- [Exercise goal] Within the entries below, find the portion that opens with the line containing "Write the Apache ECharts code for this chart." and closes with the line containing "const seasons = ['2019/20', '2020/21', '2022/23']". Retype that portion exactly and only.

- [Records supplied]
# # # #
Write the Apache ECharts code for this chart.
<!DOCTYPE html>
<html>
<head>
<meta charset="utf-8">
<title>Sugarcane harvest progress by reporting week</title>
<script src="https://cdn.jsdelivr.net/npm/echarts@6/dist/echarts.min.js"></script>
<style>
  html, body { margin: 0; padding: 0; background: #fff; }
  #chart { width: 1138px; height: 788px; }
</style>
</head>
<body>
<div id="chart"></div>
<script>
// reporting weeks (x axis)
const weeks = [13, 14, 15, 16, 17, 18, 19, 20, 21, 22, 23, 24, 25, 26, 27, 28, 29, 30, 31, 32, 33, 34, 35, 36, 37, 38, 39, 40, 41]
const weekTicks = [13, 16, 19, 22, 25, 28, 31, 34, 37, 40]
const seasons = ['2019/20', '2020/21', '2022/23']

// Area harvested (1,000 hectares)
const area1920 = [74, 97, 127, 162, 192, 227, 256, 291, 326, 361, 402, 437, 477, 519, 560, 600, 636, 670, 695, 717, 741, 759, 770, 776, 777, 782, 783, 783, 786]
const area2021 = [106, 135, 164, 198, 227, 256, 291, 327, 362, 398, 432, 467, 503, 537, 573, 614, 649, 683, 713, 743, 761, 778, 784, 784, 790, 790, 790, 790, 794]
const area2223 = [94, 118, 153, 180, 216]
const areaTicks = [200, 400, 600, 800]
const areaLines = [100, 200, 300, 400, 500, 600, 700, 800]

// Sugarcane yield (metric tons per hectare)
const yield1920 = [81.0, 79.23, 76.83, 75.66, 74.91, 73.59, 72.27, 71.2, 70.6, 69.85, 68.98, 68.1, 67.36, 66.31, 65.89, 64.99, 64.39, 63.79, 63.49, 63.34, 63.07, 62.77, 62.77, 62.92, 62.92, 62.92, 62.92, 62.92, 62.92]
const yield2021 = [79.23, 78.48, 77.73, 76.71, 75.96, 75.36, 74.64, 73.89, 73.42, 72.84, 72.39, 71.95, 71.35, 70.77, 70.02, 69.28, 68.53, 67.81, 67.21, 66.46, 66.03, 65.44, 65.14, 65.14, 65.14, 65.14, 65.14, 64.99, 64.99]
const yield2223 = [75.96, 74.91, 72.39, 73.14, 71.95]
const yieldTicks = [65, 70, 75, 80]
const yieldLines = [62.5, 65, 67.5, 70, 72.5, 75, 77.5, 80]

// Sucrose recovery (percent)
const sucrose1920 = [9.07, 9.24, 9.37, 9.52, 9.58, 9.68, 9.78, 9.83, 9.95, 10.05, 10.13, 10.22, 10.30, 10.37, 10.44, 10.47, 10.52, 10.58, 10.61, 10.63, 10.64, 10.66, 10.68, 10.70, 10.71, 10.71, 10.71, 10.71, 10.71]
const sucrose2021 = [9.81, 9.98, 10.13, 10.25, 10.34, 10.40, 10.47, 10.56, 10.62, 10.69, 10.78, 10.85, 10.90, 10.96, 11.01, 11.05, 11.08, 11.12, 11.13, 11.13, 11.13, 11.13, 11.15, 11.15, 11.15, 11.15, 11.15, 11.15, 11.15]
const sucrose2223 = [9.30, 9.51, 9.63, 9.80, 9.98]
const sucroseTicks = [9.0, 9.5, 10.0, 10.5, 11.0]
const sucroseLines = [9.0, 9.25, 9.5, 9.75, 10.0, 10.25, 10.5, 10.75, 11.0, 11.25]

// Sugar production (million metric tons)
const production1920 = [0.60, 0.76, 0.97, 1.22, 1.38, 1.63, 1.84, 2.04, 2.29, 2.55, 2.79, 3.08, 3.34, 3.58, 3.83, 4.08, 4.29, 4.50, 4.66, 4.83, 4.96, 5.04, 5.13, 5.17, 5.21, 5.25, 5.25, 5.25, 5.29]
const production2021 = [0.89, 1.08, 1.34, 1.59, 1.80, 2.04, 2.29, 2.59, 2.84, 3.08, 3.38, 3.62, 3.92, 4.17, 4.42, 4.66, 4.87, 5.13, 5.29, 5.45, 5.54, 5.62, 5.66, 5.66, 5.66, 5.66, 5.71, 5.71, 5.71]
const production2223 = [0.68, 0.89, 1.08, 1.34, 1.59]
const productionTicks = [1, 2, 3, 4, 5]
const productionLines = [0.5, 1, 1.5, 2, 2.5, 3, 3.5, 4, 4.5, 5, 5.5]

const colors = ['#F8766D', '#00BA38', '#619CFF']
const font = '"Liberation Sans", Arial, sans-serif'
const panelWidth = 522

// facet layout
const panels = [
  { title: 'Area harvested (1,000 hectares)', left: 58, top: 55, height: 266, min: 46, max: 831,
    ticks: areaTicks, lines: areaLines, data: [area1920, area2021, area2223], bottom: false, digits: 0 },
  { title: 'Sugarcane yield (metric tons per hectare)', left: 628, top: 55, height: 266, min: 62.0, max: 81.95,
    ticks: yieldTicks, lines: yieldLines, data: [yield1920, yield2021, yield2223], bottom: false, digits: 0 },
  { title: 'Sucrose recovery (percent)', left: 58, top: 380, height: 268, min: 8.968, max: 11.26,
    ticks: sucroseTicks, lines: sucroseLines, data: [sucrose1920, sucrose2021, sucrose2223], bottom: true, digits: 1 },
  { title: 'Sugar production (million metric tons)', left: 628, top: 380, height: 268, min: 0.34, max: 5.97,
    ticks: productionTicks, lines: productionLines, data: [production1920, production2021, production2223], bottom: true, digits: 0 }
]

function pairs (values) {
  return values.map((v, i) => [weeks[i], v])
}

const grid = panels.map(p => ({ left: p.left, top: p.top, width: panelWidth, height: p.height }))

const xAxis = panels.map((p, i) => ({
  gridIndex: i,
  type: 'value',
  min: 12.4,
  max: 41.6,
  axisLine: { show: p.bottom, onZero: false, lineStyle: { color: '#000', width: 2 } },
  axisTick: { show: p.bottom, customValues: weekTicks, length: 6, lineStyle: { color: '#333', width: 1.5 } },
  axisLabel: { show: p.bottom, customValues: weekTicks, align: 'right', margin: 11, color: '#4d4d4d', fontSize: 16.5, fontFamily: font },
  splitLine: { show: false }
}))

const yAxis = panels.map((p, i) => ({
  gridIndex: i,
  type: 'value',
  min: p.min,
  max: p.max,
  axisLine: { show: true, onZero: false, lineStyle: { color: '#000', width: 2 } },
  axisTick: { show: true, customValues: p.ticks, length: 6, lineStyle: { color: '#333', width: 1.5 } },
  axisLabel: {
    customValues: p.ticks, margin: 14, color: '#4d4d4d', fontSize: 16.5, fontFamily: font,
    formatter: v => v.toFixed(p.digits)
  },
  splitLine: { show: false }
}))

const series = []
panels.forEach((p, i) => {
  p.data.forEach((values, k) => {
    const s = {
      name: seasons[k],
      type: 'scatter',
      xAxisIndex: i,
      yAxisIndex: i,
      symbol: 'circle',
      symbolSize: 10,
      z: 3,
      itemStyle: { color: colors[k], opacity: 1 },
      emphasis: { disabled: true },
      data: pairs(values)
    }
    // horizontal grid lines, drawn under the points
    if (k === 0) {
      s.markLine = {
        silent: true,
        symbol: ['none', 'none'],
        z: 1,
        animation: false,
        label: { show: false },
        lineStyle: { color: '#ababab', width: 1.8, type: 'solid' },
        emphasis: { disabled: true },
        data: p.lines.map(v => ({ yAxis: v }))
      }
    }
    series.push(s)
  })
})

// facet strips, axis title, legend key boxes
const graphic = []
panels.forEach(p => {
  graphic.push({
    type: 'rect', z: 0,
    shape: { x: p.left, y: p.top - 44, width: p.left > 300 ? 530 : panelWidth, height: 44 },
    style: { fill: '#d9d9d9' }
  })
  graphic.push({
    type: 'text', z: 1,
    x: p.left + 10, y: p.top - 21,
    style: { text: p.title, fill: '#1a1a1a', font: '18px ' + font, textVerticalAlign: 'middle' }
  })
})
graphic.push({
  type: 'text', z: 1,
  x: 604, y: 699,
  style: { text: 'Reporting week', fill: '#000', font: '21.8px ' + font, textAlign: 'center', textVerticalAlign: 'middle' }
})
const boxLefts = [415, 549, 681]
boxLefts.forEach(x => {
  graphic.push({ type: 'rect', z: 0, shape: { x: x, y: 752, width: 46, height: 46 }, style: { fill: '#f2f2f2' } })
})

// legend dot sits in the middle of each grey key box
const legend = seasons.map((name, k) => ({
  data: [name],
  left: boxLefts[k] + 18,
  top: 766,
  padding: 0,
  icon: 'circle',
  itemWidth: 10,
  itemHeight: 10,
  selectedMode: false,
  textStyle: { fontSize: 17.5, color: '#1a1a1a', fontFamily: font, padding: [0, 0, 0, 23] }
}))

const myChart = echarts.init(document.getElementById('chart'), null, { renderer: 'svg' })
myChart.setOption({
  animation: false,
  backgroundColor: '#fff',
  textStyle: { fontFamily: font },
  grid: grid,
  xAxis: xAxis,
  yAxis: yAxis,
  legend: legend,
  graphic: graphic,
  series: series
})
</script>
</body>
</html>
# # # #
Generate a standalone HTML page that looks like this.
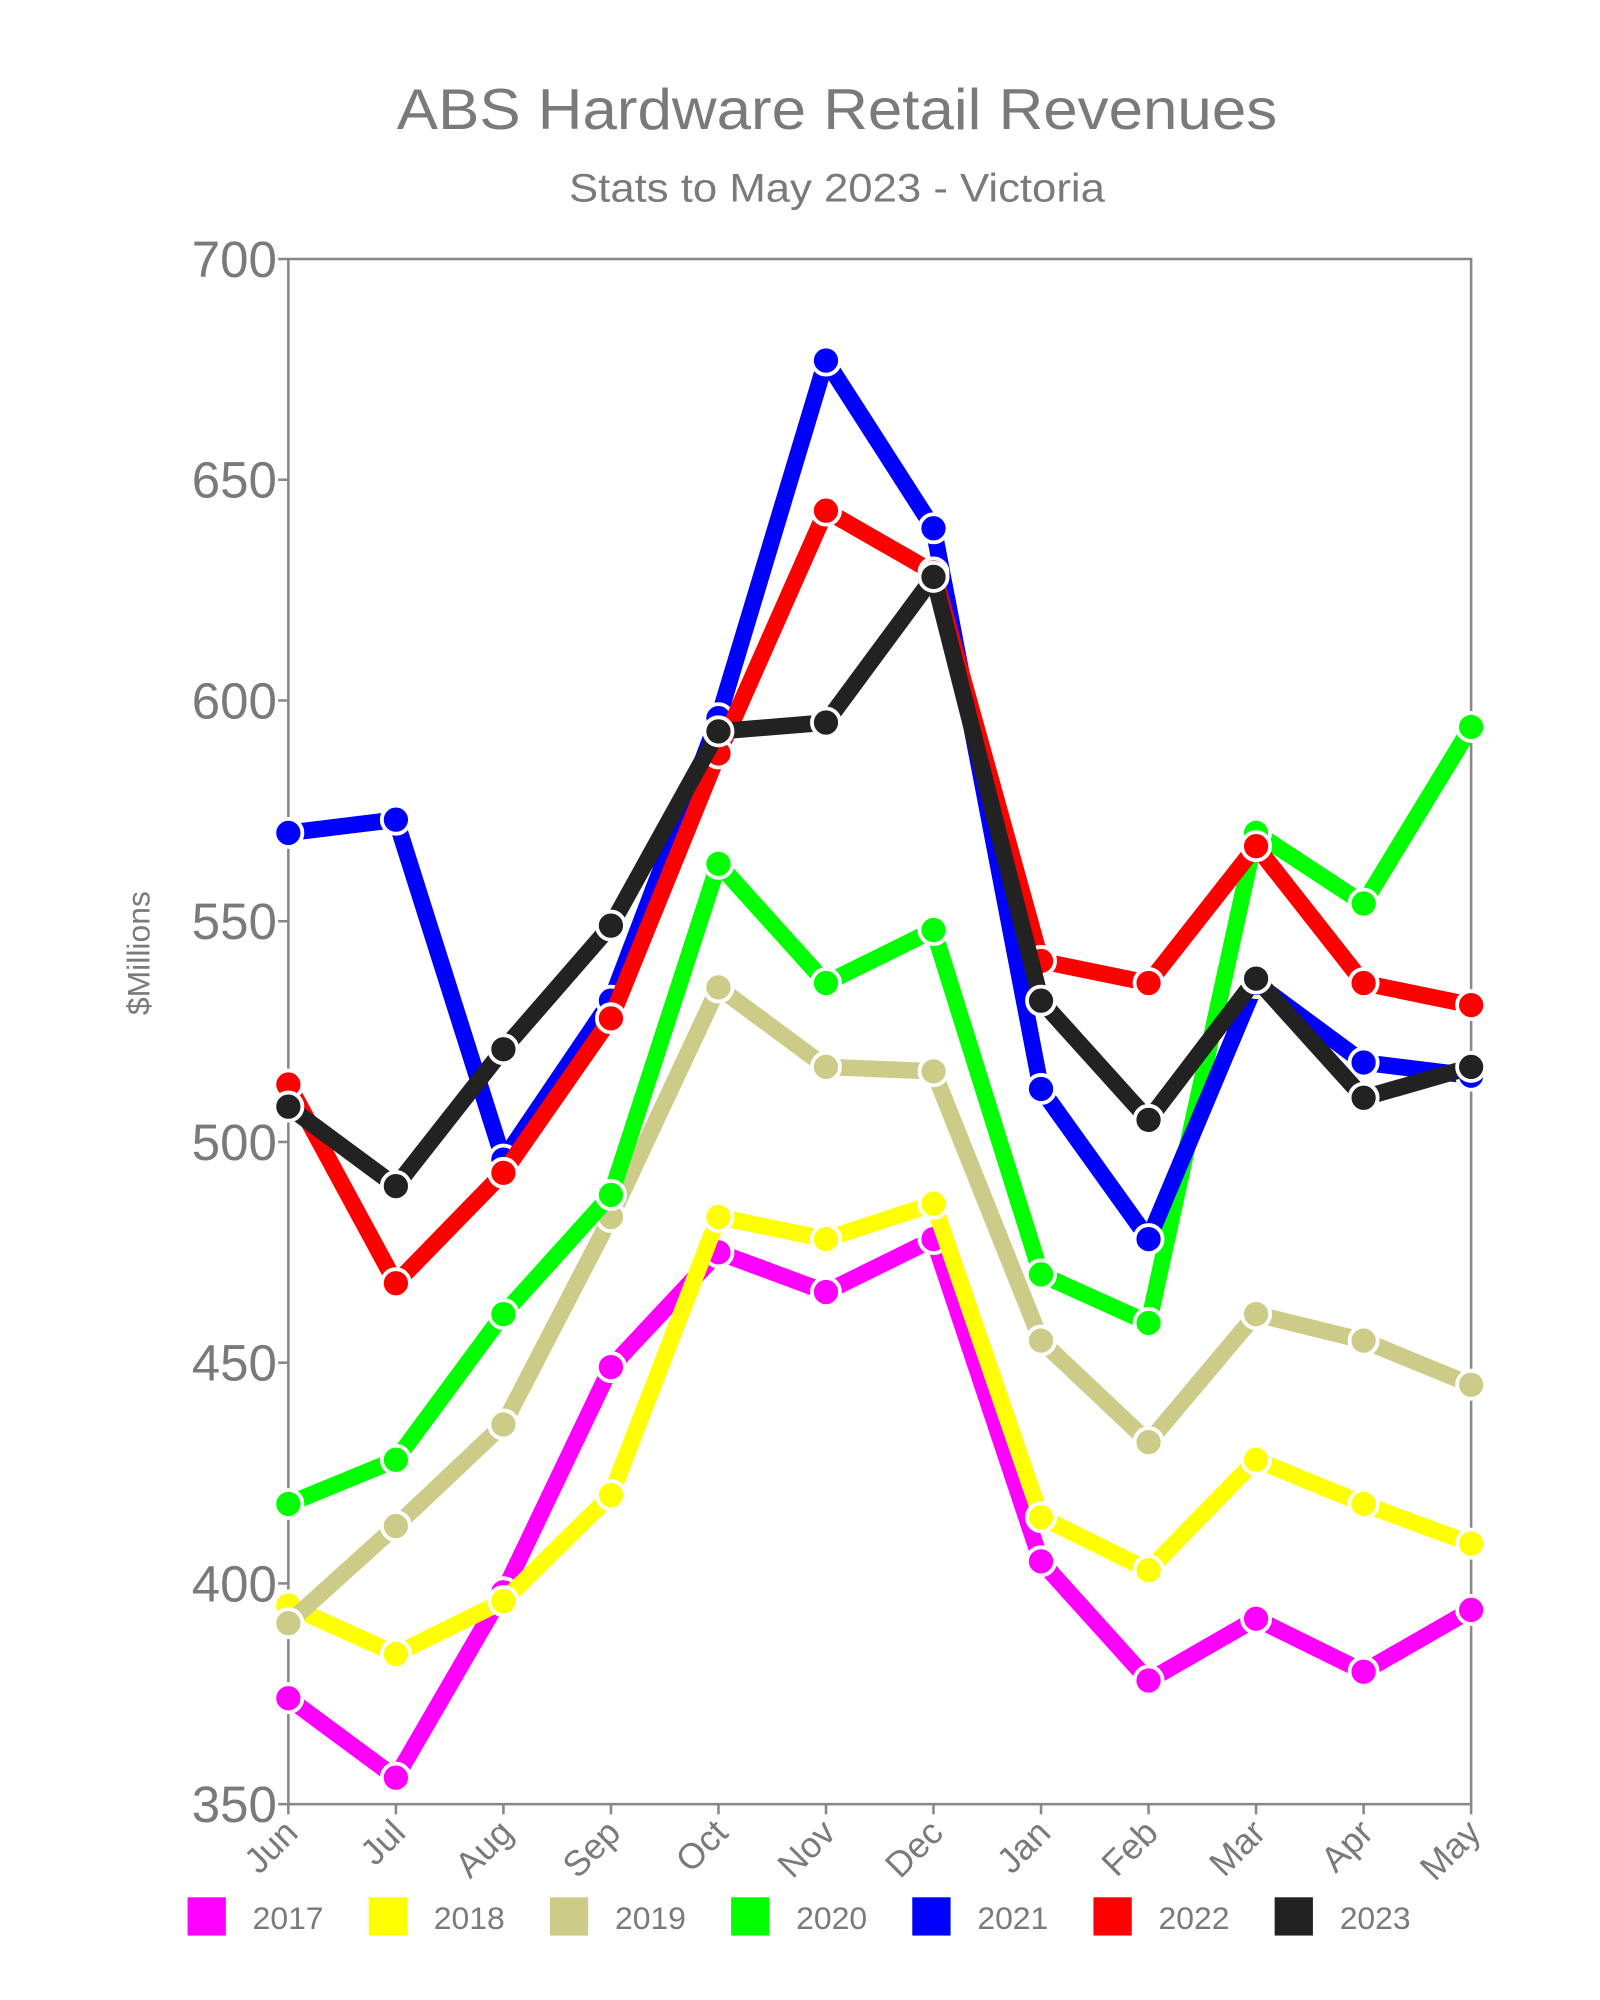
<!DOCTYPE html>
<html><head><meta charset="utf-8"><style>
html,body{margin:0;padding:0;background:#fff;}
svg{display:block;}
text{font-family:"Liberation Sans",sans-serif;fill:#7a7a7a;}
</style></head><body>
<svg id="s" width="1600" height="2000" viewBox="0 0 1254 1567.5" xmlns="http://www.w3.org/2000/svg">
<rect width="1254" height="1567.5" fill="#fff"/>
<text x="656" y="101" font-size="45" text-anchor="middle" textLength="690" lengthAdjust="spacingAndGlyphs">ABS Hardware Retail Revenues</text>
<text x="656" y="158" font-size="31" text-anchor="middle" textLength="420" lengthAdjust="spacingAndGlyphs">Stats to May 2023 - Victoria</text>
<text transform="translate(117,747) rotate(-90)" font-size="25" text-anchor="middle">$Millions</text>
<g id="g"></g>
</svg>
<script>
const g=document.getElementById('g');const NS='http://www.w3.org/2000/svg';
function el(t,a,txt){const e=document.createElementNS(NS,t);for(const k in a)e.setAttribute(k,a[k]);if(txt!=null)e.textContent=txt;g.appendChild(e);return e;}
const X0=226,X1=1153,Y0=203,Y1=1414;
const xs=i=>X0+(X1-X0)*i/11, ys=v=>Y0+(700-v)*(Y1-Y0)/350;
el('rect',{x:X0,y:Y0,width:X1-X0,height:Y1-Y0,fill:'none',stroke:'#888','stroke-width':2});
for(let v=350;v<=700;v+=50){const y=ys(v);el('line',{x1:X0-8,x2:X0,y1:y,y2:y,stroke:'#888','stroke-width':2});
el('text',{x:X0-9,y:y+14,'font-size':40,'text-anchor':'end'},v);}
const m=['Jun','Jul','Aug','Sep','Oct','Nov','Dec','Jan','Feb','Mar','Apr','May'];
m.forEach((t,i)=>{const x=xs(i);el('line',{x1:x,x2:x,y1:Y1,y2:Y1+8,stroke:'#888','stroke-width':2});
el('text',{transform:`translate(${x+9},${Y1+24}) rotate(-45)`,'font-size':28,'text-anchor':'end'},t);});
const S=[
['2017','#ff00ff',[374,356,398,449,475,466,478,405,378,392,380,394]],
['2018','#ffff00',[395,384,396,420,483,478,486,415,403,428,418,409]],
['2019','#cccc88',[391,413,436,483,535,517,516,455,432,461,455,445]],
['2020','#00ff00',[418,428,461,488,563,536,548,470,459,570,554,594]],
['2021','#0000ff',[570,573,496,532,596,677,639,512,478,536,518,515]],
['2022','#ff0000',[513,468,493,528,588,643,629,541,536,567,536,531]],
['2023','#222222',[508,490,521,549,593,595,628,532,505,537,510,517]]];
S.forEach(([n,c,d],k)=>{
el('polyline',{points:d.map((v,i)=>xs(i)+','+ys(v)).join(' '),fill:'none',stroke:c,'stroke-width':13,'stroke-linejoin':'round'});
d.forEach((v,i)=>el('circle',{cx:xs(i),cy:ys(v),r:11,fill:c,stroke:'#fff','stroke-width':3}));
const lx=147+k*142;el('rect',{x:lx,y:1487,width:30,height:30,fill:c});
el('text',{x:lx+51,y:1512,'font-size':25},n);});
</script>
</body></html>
# # # #
- [Output of the task]
Write the Apache ECharts code for this chart.
<!DOCTYPE html>
<html>
<head>
<meta charset="utf-8">
<title>Sugarcane harvest progress by reporting week</title>
<script src="https://cdn.jsdelivr.net/npm/echarts@6/dist/echarts.min.js"></script>
<style>
  html, body { margin: 0; padding: 0; background: #fff; }
  #chart { width: 1138px; height: 788px; }
</style>
</head>
<body>
<div id="chart"></div>
<script>
// reporting weeks (x axis)
const weeks = [13, 14, 15, 16, 17, 18, 19, 20, 21, 22, 23, 24, 25, 26, 27, 28, 29, 30, 31, 32, 33, 34, 35, 36, 37, 38, 39, 40, 41]
const weekTicks = [13, 16, 19, 22, 25, 28, 31, 34, 37, 40]
const seasons = ['2019/20', '2020/21', '2022/23']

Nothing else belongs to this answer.